The arcade smelled of ocean and ice cream and candyfloss and grilling meat. The signs were in English, and generic: Amusements, Café, Bar, Refreshments, Meat and Fish, Swimwear. Nobody was nearby, though figures moved in the distance, where the seafront arcade gave way to spread-out, low-built housing on the slope. Carlos cocked an ear to the ding of games and the roar of screens, and the occasional raised voice or loud laugh. No kids in evidence, which puzzled him. Maybe the place was off season, or in decline. A ghost resort.

Black sand drifted on the street, silting up where the roadway met the pavement. Overhead, large feathered avians coloured like gulls, grey above and white beneath, cried and wheeled. Their wings had a disturbing suggestion of elongated finger bones, like those of bats or pterosaurs. The sun burned hot and hard on Carlos’s buzz-cut scalp. He stepped into the shade of a shopfront’s faded awning and put down the kitbag. In the shade everything was dark for a moment.

A woman’s warm voice came from behind his shoulder: “Hello, Carlos.”

He turned. The woman who stood there giving him a welcoming smile was his type to the millimetre, which struck him as both delightful and suspect. Young and tall and slim, hips and breasts shown off by tight jeans and close-fitted fancy blouse, pink with white collar and cuffs. Dark reddish hair cut short, framing her face. Black eyebrows, high cheekbones, quizzical smile. Mediterranean complexion, but not weather-worn like the people on the bus. Pretty in a gamine kind of way. White-trash-touristy designer handbag on a thin strap from her shoulder.

She held out her hand. “Nicole Pascal.”

Her accent seemed to go with the name.

“Carlos, that’s me,” he said, returning her firm handshake.

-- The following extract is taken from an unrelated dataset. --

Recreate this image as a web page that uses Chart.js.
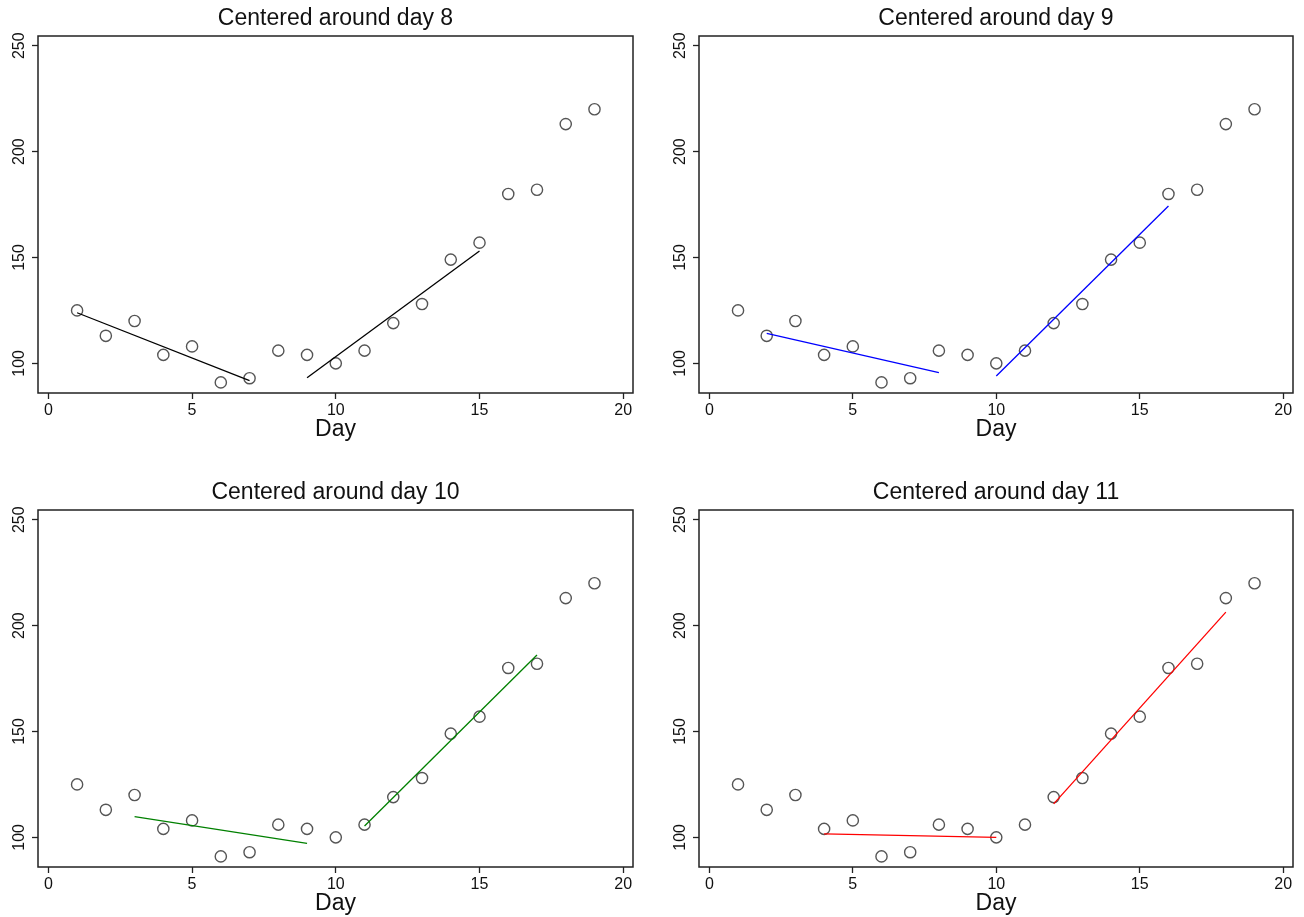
<!DOCTYPE html>
<html>
<head>
<meta charset="utf-8">
<script src="https://cdn.jsdelivr.net/npm/chart.js@4/dist/chart.umd.min.js"></script>
<style>
  body { margin: 0; background: #fff; width: 1304px; height: 917px; overflow: hidden; position: relative; }
  canvas { position: absolute; }
</style>
</head>
<body>
<canvas id="c0" width="652" height="458" style="left:0px;top:0px"></canvas>
<canvas id="c1" width="652" height="458" style="left:652px;top:0px"></canvas>
<canvas id="c2" width="652" height="458" style="left:0px;top:474px"></canvas>
<canvas id="c3" width="652" height="458" style="left:652px;top:474px"></canvas>
<script>
// data
var days = [1, 2, 3, 4, 5, 6, 7, 8, 9, 10, 11, 12, 13, 14, 15, 16, 17, 18, 19];
var counts = [125, 113, 120, 104, 108, 91, 93, 106, 104, 100, 106, 119, 128, 149, 157, 180, 182, 213, 220];
var xTicks = [0, 5, 10, 15, 20];
var yTicks = [100, 150, 200, 250];
var centerDays = [8, 9, 10, 11];

// fitted segments either side of the centre day
var leftFitX = [[1, 7], [2, 8], [3, 9], [4, 10]];
var leftFitY = [[123.9, 91.8], [114.2, 95.6], [109.8, 97.2], [101.6, 100.0]];
var rightFitX = [[9, 15], [10, 16], [11, 17], [12, 18]];
var rightFitY = [[93.2, 153.1], [94.0, 174.3], [105.4, 186.1], [115.8, 206.4]];

var fitColors = ['#000000', '#0000ff', '#008000', '#ff0000'];
var FONT = '"Liberation Sans", Arial, Helvetica, sans-serif';

function pairs(xs, ys) {
  var out = [];
  for (var i = 0; i < xs.length; i++) out.push({ x: xs[i], y: ys[i] });
  return out;
}

// box, rotated y labels and the "Day" label
var framePlugin = {
  id: 'frame',
  afterDraw: function (chart) {
    var ctx = chart.ctx, a = chart.chartArea, ys = chart.scales.y;
    ctx.save();
    ctx.strokeStyle = '#222';
    ctx.lineWidth = 1.5;
    ctx.strokeRect(a.left, a.top, a.right - a.left, a.bottom - a.top);

    ctx.fillStyle = '#111';
    ctx.font = '16px ' + FONT;
    ctx.textAlign = 'center';
    ctx.textBaseline = 'alphabetic';
    yTicks.forEach(function (v) {
      ctx.save();
      ctx.translate(a.left - 14, ys.getPixelForValue(v));
      ctx.rotate(-Math.PI / 2);
      ctx.fillText(String(v), 0, 0);
      ctx.restore();
    });

    ctx.font = '23px ' + FONT;
    ctx.textBaseline = 'middle';
    ctx.fillText('Day', (a.left + a.right) / 2, a.bottom + 37);
    ctx.restore();
  }
};

function makePanel(i) {
  var col = i % 2;
  var ctx = document.getElementById('c' + i).getContext('2d');
  return new Chart(ctx, {
    type: 'scatter',
    data: {
      datasets: [
        {
          data: pairs(leftFitX[i], leftFitY[i]),
          showLine: true,
          borderColor: fitColors[i],
          borderWidth: 1.3,
          pointRadius: 0
        },
        {
          data: pairs(rightFitX[i], rightFitY[i]),
          showLine: true,
          borderColor: fitColors[i],
          borderWidth: 1.3,
          pointRadius: 0
        },
        {
          data: pairs(days, counts),
          pointRadius: 5.6,
          pointBorderWidth: 1.4,
          pointBorderColor: '#555',
          pointBackgroundColor: 'rgba(0,0,0,0)'
        }
      ]
    },
    options: {
      responsive: false,
      animation: false,
      layout: { padding: { left: 0, right: col == 0 ? 19 : 11, top: 0, bottom: 0 } },
      plugins: {
        legend: { display: false },
        tooltip: { enabled: false },
        title: {
          display: true,
          fullSize: false,
          text: 'Centered around day ' + centerDays[i],
          color: '#111',
          font: { family: FONT, size: 23, weight: 'normal' },
          padding: { top: 5, bottom: 3.4 }
        }
      },
      scales: {
        x: {
          type: 'linear',
          min: -0.36,
          max: 20.34,
          afterBuildTicks: function (s) { s.ticks = xTicks.map(function (v) { return { value: v }; }); },
          afterFit: function (s) { s.height = 65; },
          border: { display: false },
          grid: { drawOnChartArea: false, drawTicks: true, tickLength: 6, tickColor: '#222', tickWidth: 1.3 },
          ticks: { color: '#111', padding: 2, maxRotation: 0, font: { family: FONT, size: 16 } }
        },
        y: {
          type: 'linear',
          min: 86,
          max: 254.6,
          afterBuildTicks: function (s) { s.ticks = yTicks.map(function (v) { return { value: v }; }); },
          afterFit: function (s) { s.width = col == 0 ? 38 : 47; },
          border: { display: false },
          grid: { drawOnChartArea: false, drawTicks: true, tickLength: 6, tickColor: '#222', tickWidth: 1.3 },
          ticks: { display: false }
        }
      }
    },
    plugins: [framePlugin]
  });
}

for (var p = 0; p < 4; p++) makePanel(p);
</script>
</body>
</html>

She looked him up and down.

“Do you have any other name?”

“Yes, it’s—” He had that tip of the tongue feeling. Shook his head. “Sorry. Maybe it’ll come back. ‘Carlos’ was a
nom de guerre
, but—”

“The
guerre
went on longer than expected?”

He had to laugh. “Something like that.”

Her face was as if a shadow had fallen on it. “Yes. Well. That, indeed.”

“Are you going to tell me what’s going on?”